One step in-situ synthesis of Na3V2(PO4)3/Na3V3(PO4)4 biphase coexisted cathode with high energy density by inducing of polyvinylpyrrolidone for sodium ion batteries

Abstract

The low voltage platform (∼3.4 V) and energy density of Na3V2(PO4)3 are far from the requirement of practical applications. Herein, Na3V2(PO4)3/Na3V3(PO4)4 biphase coexisted cathode is synthesized by a sol-gel method in one step. It exhibits an extra stable and sustained high voltage plateau (∼3.9 V) derived from the Na3V3(PO4)4. Polyvinylpyrrolidone (PVP) acts as a structural guiding agent to induce the formation of Na3V3(PO4)4 and behaves as a chelating agent to facilitate the synthesis of Na3V2(PO4)3. Nitrogen atoms on five-membered rings in PVP are reductive to make the reaction of V5+/V3+ faster and more complete. Furthermore, PVP decomposes into clusters and free radicals to form uniform carbon with relatively ordered structure. The generated nitrogen-doped carbon coating formed by PVP possesses more beneficial defects to accelerate the transport of electrons, resulting in superior kinetic characteristics.
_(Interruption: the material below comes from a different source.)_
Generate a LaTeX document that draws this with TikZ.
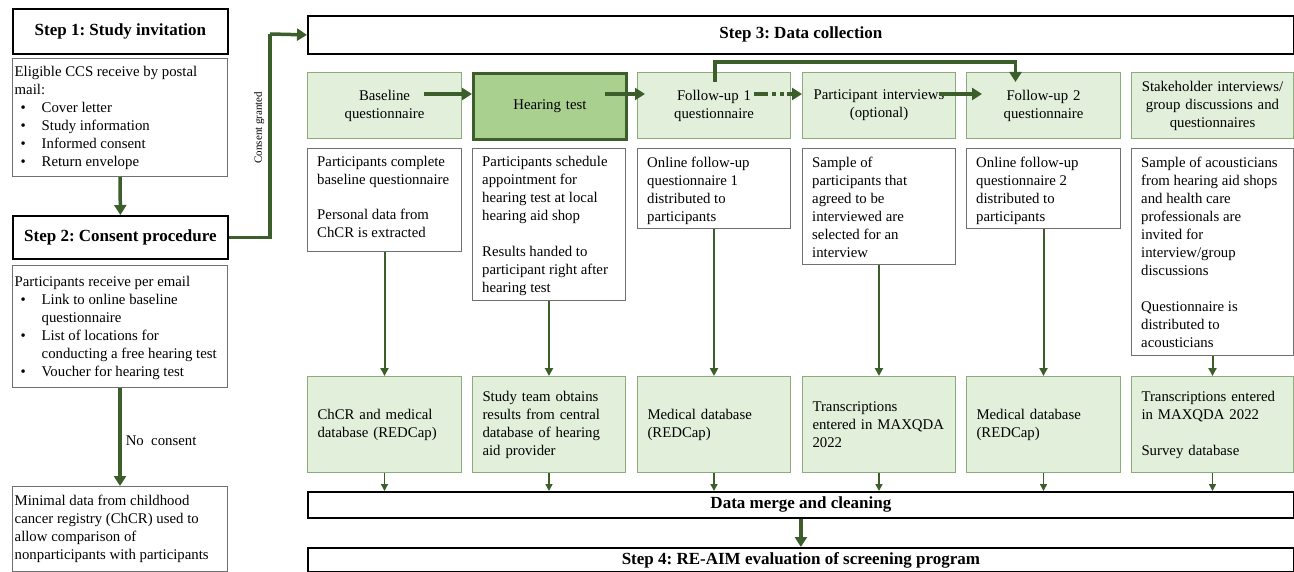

Ex-situ X-ray photoelectron spectroscopy demonstrates the reversible V3+/V4+ redox pair features both at voltage of 3.4 and 3.9 V, further indicating the biphase coexistence of Na3V2(PO4)3/Na3V3(PO4)4. Correspondingly, Na3V2(PO4)3/Na3V3(PO4)4 biphase material submits a capacity of 119.17 mAh g−1 at 0.1C and delivers an impressive energy density of 471.19 Wh kg−1. This novel biphase cathode significantly improves the energy density of Na3V2(PO4)3 to promote its practical application.